Various beam physics aspects determine the layout of the recirculator:
• High transmission: In order to minimizing the loss rate a large transverse acceptance is required. Together with a sufficiently large vacuum chamber this is achieved by tuning the optics to moderate β-functions of a few tens of meters. A large longitudinal acceptance is realized by minimizing the dispersion function inside the achromatic arcs, by using four 45° dipoles. An achromatic setup has been choosen to eleminate dispersive beam size contributions outside the arcs.

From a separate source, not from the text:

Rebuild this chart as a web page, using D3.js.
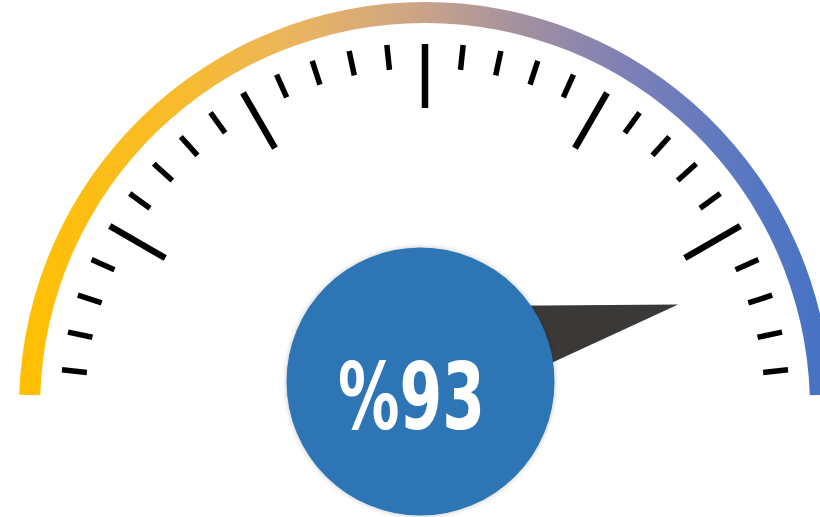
<!DOCTYPE html>
<html>
<head>
<meta charset="utf-8">
<script src="https://cdn.jsdelivr.net/npm/d3@7"></script>
<style>
  html, body { margin: 0; padding: 0; background: #ffffff; }
  svg { display: block; }
</style>
</head>
<body>
<div id="chart"></div>
<script>
// ---- data ----
const gaugeValue = [93];
const gaugeDomain = [0, 100];
const labelText = ["%93"];
const tickSteps = [30];          // 30 steps of 6 degrees across the dial
const majorEvery = [5];          // every 5th tick is a major tick
const gradientStops = [
  { offset: 0.00, color: "#FFC000" },
  { offset: 0.20, color: "#F8BB2E" },
  { offset: 0.35, color: "#E9B462" },
  { offset: 0.50, color: "#C9A38A" },
  { offset: 0.62, color: "#A390A0" },
  { offset: 0.75, color: "#7C80B6" },
  { offset: 0.90, color: "#5777C2" },
  { offset: 1.00, color: "#4472C4" }
];

// ---- layout ----
const W = 820, H = 517;
const cx = 425, cy = 408;
const arcOuter = 406, arcInner = 385;
const majorR = [300, 364], minorR = [340, 365];
const hub = { x: 420.5, y: 381.5, r: 134 };

const svg = d3.select("#chart").append("svg")
  .attr("width", W).attr("height", H);

const defs = svg.append("defs");
const grad = defs.append("linearGradient")
  .attr("id", "arcGrad")
  .attr("gradientUnits", "userSpaceOnUse")
  .attr("x1", -arcOuter).attr("y1", 0)
  .attr("x2", arcOuter).attr("y2", 0);
grad.selectAll("stop").data(gradientStops).join("stop")
  .attr("offset", d => d.offset)
  .attr("stop-color", d => d.color);

const shadow = defs.append("filter").attr("id", "hubShadow")
  .attr("x", "-20%").attr("y", "-20%").attr("width", "140%").attr("height", "140%");
shadow.append("feDropShadow")
  .attr("dx", 0).attr("dy", 0).attr("stdDeviation", 2.5)
  .attr("flood-color", "#000").attr("flood-opacity", 0.25);

// angle scale (degrees, 0 = straight up)
const angle = d3.scaleLinear().domain(gaugeDomain).range([-90, 90]);
const toRad = d => d * Math.PI / 180;

// arc band: ends are trimmed so the band stops at y = 395
const endTrim = Math.asin((cy - 395) / ((arcOuter + arcInner) / 2)) * 180 / Math.PI;
const arcGen = d3.arc()
  .innerRadius(arcInner).outerRadius(arcOuter)
  .startAngle(toRad(-90 + endTrim)).endAngle(toRad(90 - endTrim));
svg.append("path")
  .attr("transform", `translate(${cx},${cy})`)
  .attr("d", arcGen())
  .attr("fill", "url(#arcGrad)");

// ticks
const tickScale = d3.scaleLinear().domain([0, tickSteps[0]]).range(gaugeDomain);
const ticks = d3.range(1, tickSteps[0]).map(i => ({
  v: tickScale(i), major: i % majorEvery[0] === 0
}));
svg.append("g").selectAll("line").data(ticks).join("line")
  .each(function(d) {
    const a = toRad(angle(d.v));
    const r = d.major ? majorR : minorR;
    d3.select(this)
      .attr("x1", cx + r[0] * Math.sin(a)).attr("y1", cy - r[0] * Math.cos(a))
      .attr("x2", cx + r[1] * Math.sin(a)).attr("y2", cy - r[1] * Math.cos(a));
  })
  .attr("stroke", "#000")
  .attr("stroke-width", d => d.major ? 6.5 : 5.5);

// needle (isosceles triangle pivoting behind the hub)
const pivot = { x: hub.x, y: 362 };
const needleLen = 264, needleHalf = 57;
const na = toRad(angle(gaugeValue[0]));
const ux = Math.sin(na), uy = -Math.cos(na);     // along needle
const px = -uy, py = ux;                          // perpendicular
const needlePts = [
  [pivot.x + px * needleHalf, pivot.y + py * needleHalf],
  [pivot.x + ux * needleLen, pivot.y + uy * needleLen],
  [pivot.x - px * needleHalf, pivot.y - py * needleHalf]
];
svg.append("path")
  .attr("d", d3.line()(needlePts) + "Z")
  .attr("fill", "#3A3938");

// hub circle
svg.append("circle")
  .attr("cx", hub.x).attr("cy", hub.y).attr("r", hub.r)
  .attr("fill", "#2E75B6")
  .attr("filter", "url(#hubShadow)");

// label
svg.append("text")
  .attr("x", 338).attr("y", 429)
  .attr("textLength", 147)
  .attr("lengthAdjust", "spacingAndGlyphs")
  .attr("font-family", "'Liberation Sans Narrow', 'DejaVu Sans Condensed', 'Roboto Condensed', sans-serif")
  .attr("font-weight", "bold")
  .attr("font-size", 93)
  .attr("fill", "#ffffff")
  .text(labelText[0]);
</script>
</body>
</html>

• Variable R56: for the modest compression in standard mode the arc's are tuned to R56=+/-0.14m.For the short pulse mode stronger compression with larger R56 values is required. For a highly efficient energy recovery the recirculator as a whole is isochronously (R56 = 0) tuned
• Non-linear beam transport properties: higher order multi-poles can be used to correct for non-linearities du to rf curvature, space charge any other kind of wake field effects. Moreover, multi-pole magnets might be also required to optimize the transport of beam halo. Whenever implemented in the magnet lattice they require well separated Twiss parameters to be effective.
• Matching: To be able to tune the optics in arcs and in the straight sections independently, sufficient matching quadrupoles are foreseen, four each before and behind the two arcs.

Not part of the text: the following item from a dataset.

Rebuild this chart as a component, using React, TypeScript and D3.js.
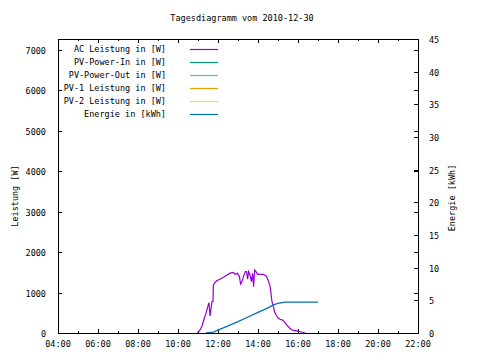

The linear optics with its Twiss parameters is a weighted tradeoff between all the requirements.
Guiding the beam from the linac exit back to its entry could be achieved by a ring segment like a storage ring but the most compact shape is a racetrack structure. It consists of two 180° arcs connected by two straight sections: one accommodates the linac, the beam injection and extraction and in the other an experiment could be placed.
Various designs exist for 180° arcs: a single 180° bend, two 90° bends, three times 60°, four times 45° or the bates arc . The 60° and 45° options were studied in detail. The 45° solution benefits from a lower maximum dispersion and better tuning properties due to the reduced vertical edge focusing of the dipoles and an additional quadrupole introduced between the central dipoles. The spatial requirements of the 45° arc lie only insignificantly above the 60° arc.
In order to suppress the dispersion outside the arcs and simultaneously to adjust a specific value of R56 at least two quadrupole families are required. A third one is introduced to adjust the Twiss parameters. Simulations show, that all quadrupoles are focusing in the horizontal plane, due to the implicit vertical focusing of the parallel faced dipoles. That’s why a fourth quadrupole is placed between the central dipoles to introduce variable vertical focusing. In this configuration the R56 can be tuned over a range much wider than required with respect to bunch compression issues, while keeping the arc achromatic at a low maximum dispersion and at acceptable beta function values.
To match the Twiss parameters between the arcs and the straight sections four individually powered quadrupoles are placed up- and downstream of each arc. Due to the limited drift space in between these quadrupoles their efficiency is limited. Investigations on reducing the number of matching quadrupoles are ongoing.
Four sextupole magnets per arc are foreseen to counteract for non-linear beam transport effects as described above.
Two achromatic dipole chicanes, composed of three dipole magnets each, are placed up- and downstream the linac. They compensate the deflection that the high energy beam experiences in the dipoles needed for the low energy beam for the injection into and the extraction out of the recirculator. The last dipole of the injector chicane is shared with the merger; the first one of the extraction chicane is shared with the beam splitter, guiding the ‘spent’ beam into the dump line. The deflections of the high energy beam are closed (no residual horizontal offset) so that the injection and extraction beam energy can be changed independent of the recirculator optics, except for the bump amplitude inside the chicane, which scales with the ratio between injection and recirculator energy. Between each chicane and the linac four short quadrupoles are placed to match the low energy beam into the linac and adapt to the BBU conditions. The effect of these quadrupoles on the high energy beam is not negligible.
The only task of the dump line is to safely transport the beam into the dump, capable to sustain the 650 kW peam power. Two contradictory requirements has to be met:
- safe, i.e. loss-less transport of the beam into the dump, which demands usually for small beam cross sections,
- a strong beam widening entering the dump to keep the power density on the dump surface below its destruction limit.
At the moment a set of two strong solenoids are used for the later purpose while the first part of the dumpline is tuned for large acceptance and small beam size.